### AIM:
Without the pictures, return all of the material exactly as written.

◆ ◆ ◆ ◆ ◆ ◆ ◆

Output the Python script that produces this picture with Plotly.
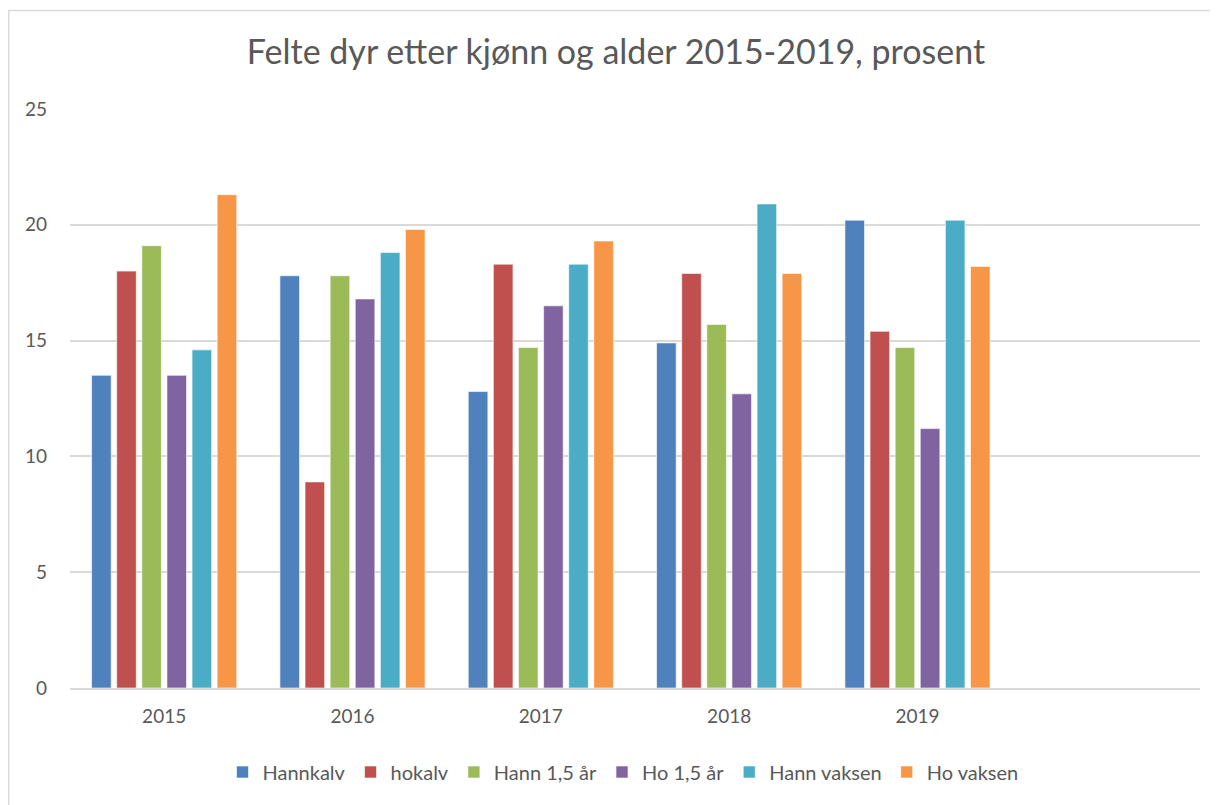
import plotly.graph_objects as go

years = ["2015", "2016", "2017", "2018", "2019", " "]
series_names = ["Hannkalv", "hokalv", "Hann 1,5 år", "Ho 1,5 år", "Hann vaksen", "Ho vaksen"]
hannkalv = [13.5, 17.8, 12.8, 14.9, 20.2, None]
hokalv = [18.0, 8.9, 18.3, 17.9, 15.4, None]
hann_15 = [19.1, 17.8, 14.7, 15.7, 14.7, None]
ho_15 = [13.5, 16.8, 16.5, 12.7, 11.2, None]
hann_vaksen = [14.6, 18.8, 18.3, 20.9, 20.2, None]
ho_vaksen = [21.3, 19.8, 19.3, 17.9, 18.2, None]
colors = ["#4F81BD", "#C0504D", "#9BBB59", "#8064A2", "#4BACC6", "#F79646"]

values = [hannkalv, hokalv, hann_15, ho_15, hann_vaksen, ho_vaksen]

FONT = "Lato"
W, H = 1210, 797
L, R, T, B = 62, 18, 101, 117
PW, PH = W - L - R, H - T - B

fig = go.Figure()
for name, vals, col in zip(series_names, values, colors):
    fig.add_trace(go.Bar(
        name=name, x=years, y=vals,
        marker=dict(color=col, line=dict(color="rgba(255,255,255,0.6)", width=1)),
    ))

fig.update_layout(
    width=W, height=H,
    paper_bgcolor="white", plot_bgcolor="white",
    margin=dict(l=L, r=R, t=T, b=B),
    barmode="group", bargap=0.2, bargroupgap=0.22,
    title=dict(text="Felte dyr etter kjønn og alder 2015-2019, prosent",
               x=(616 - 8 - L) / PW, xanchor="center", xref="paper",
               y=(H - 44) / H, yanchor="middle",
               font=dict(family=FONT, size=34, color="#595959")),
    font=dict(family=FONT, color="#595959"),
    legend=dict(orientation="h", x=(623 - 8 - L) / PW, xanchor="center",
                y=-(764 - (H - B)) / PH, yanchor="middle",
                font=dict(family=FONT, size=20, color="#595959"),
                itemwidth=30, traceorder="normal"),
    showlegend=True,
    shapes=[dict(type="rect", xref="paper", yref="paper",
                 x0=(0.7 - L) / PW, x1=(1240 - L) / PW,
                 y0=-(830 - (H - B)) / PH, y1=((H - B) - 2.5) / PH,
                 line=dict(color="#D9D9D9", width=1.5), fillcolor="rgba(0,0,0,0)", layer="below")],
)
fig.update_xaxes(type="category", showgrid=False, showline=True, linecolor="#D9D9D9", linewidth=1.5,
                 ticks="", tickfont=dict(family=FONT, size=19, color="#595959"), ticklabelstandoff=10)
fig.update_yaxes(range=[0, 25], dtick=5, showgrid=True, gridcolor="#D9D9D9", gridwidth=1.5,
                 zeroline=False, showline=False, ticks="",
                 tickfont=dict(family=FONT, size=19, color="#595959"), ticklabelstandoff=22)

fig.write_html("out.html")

◆ ◆ ◆ ◆ ◆ ◆ ◆

### WRITTEN REPLY:
Output the Python script that produces this picture with Plotly.
import plotly.graph_objects as go

years = ["2015", "2016", "2017", "2018", "2019", " "]
series_names = ["Hannkalv", "hokalv", "Hann 1,5 år", "Ho 1,5 år", "Hann vaksen", "Ho vaksen"]
hannkalv = [13.5, 17.8, 12.8, 14.9, 20.2, None]
hokalv = [18.0, 8.9, 18.3, 17.9, 15.4, None]
hann_15 = [19.1, 17.8, 14.7, 15.7, 14.7, None]
ho_15 = [13.5, 16.8, 16.5, 12.7, 11.2, None]
hann_vaksen = [14.6, 18.8, 18.3, 20.9, 20.2, None]
ho_vaksen = [21.3, 19.8, 19.3, 17.9, 18.2, None]
colors = ["#4F81BD", "#C0504D", "#9BBB59", "#8064A2", "#4BACC6", "#F79646"]

values = [hannkalv, hokalv, hann_15, ho_15, hann_vaksen, ho_vaksen]

FONT = "Lato"
W, H = 1210, 797
L, R, T, B = 62, 18, 101, 117
PW, PH = W - L - R, H - T - B

fig = go.Figure()
for name, vals, col in zip(series_names, values, colors):
    fig.add_trace(go.Bar(
        name=name, x=years, y=vals,
        marker=dict(color=col, line=dict(color="rgba(255,255,255,0.6)", width=1)),
    ))

fig.update_layout(
    width=W, height=H,
    paper_bgcolor="white", plot_bgcolor="white",
    margin=dict(l=L, r=R, t=T, b=B),
    barmode="group", bargap=0.2, bargroupgap=0.22,
    title=dict(text="Felte dyr etter kjønn og alder 2015-2019, prosent",
               x=(616 - 8 - L) / PW, xanchor="center", xref="paper",
               y=(H - 44) / H, yanchor="middle",
               font=dict(family=FONT, size=34, color="#595959")),
    font=dict(family=FONT, color="#595959"),
    legend=dict(orientation="h", x=(623 - 8 - L) / PW, xanchor="center",
                y=-(764 - (H - B)) / PH, yanchor="middle",
                font=dict(family=FONT, size=20, color="#595959"),
                itemwidth=30, traceorder="normal"),
    showlegend=True,
    shapes=[dict(type="rect", xref="paper", yref="paper",
                 x0=(0.7 - L) / PW, x1=(1240 - L) / PW,
                 y0=-(830 - (H - B)) / PH, y1=((H - B) - 2.5) / PH,
                 line=dict(color="#D9D9D9", width=1.5), fillcolor="rgba(0,0,0,0)", layer="below")],
)
fig.update_xaxes(type="category", showgrid=False, showline=True, linecolor="#D9D9D9", linewidth=1.5,
                 ticks="", tickfont=dict(family=FONT, size=19, color="#595959"), ticklabelstandoff=10)
fig.update_yaxes(range=[0, 25], dtick=5, showgrid=True, gridcolor="#D9D9D9", gridwidth=1.5,
                 zeroline=False, showline=False, ticks="",
                 tickfont=dict(family=FONT, size=19, color="#595959"), ticklabelstandoff=22)

fig.write_html("out.html")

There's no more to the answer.